# Kind of "associativity" of certain connected sum involving both manifolds with and without boundary

Consider two compact, oriented and connected manifolds $$\mathcal{M},\mathcal{N}$$ with possibly non-empty connected boundaries $$\partial\mathcal{M}$$ and $$\partial\mathcal{N}$$. Now, in some project, I encounted the following manifold:

$$\mathcal{Q}:=(\mathcal{M}\# B^{d})\#_{\partial}\mathcal{N}$$

Let me briefly explain the notation I used for defining the manifold $$\mathcal{Q}$$:

• $$B^{d}$$ denotes the closed $$d$$-dimensional ball, whose boundary is the $$(d-1)$$-sphere $$S^{d-1}$$.
• $$\#$$ denotes the internal, oriented connected sum, i.e. the manifold obtained by cutting out two internal $$d$$-balls not touching the boundaries of two manifolds with connected boundary and gluing the created boundary spheres together via an orientation-reversing homeomorphism.
• $$\#_{\partial}$$ denotes the oriented boundary-connected sum, i.e. the manifold obtained by cutting out two $$(d-1)$$-balls living purely on the boundaries of two manifolds with connected boundary and gluing them together via an orientation-reversing homeomorphism.

Now to my question:

In the special case where $$\mathcal{M}$$ has empty boundary, i.e. $$\partial\mathcal{M}=\emptyset$$, is it true that $$\mathcal{Q}\cong \mathcal{M}\#\mathcal{N}$$?

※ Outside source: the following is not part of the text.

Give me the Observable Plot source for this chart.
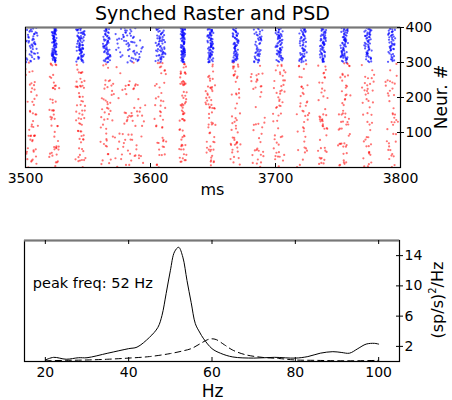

Of course, in the trivial case where $$\mathcal{M}$$ is homeomorphic to the $$d$$-sphere $$S^{d}$$, this is trivially true, since

$$\mathcal{Q}=(S^{d}\# B^{d})\#_{\partial}\mathcal{N}\cong B^{d}\#_{\partial}\mathcal{N}\cong \mathcal{N}\cong S^{d}\#\mathcal{N}.$$

When I think about some very simple (but non-trivial) examples in low-dimensions, then I think it seems to be the case more generally. However, I have a lot of struggle imagining these things.

(Non-trivial example where it works: $$\mathcal{M}=T^{2}$$ (2-torus), $$\mathcal{N}=S^{1}\times [0,1]$$ (cylinder), then we get for $$\mathcal{Q}$$ as well as $$\mathcal{M}\#\mathcal{N}$$ the unique (up to homeomorphism) surface with genus=1 and number of boundary components=2)

What is clear is that the boundaries of $$\mathcal{Q}$$ and $$\mathcal{M}\#\mathcal{N}$$ are the same if $$\mathcal{M}$$ is closed, since then $$\mathcal{M}\# B^{d}$$ has boundary $$S^{d-1}$$, from which follows that the boundary of $$\mathcal{Q}$$ coincides with the boundary of $$\mathcal{N}$$. This is of course also the case for $$\mathcal{M}\#\mathcal{N}$$ and hence $$\partial\mathcal{Q}\cong\partial(\mathcal{M}\#\mathcal{N})\cong\partial\mathcal{N}.$$ However, this alone does of course not ensure that $$\mathcal{Q}$$ is homeomorphic to $$\mathcal{M}\#\mathcal{N}$$.

Remark: What I meant with "associativity" in the title is that, if my question turns out to be true, then we can write $$\mathcal{Q}=(\mathcal{M}\# B^{d})\#_{\partial}\mathcal{N}\cong \mathcal{M}\# (B^{d}\#_{\partial}\mathcal{N})\cong\mathcal{M}\#\mathcal{N}$$ whenever $$\mathcal{M}$$ is closed. So, this looks like some kind of associativity, although we used two different products.

This is true in the piecewise linear category. As you note, the boundary connect sum of $$B$$ and $$N$$ is homeomorphic to $$N$$. Now apply a result of Gugenheim [1953]: if $$C$$ and $$D$$ are $$n$$-balls embedded in the interior of a manifold, then there is an isotopy taking $$C$$ to $$D$$. This obtains the middle homeomorphism in your last displayed equation.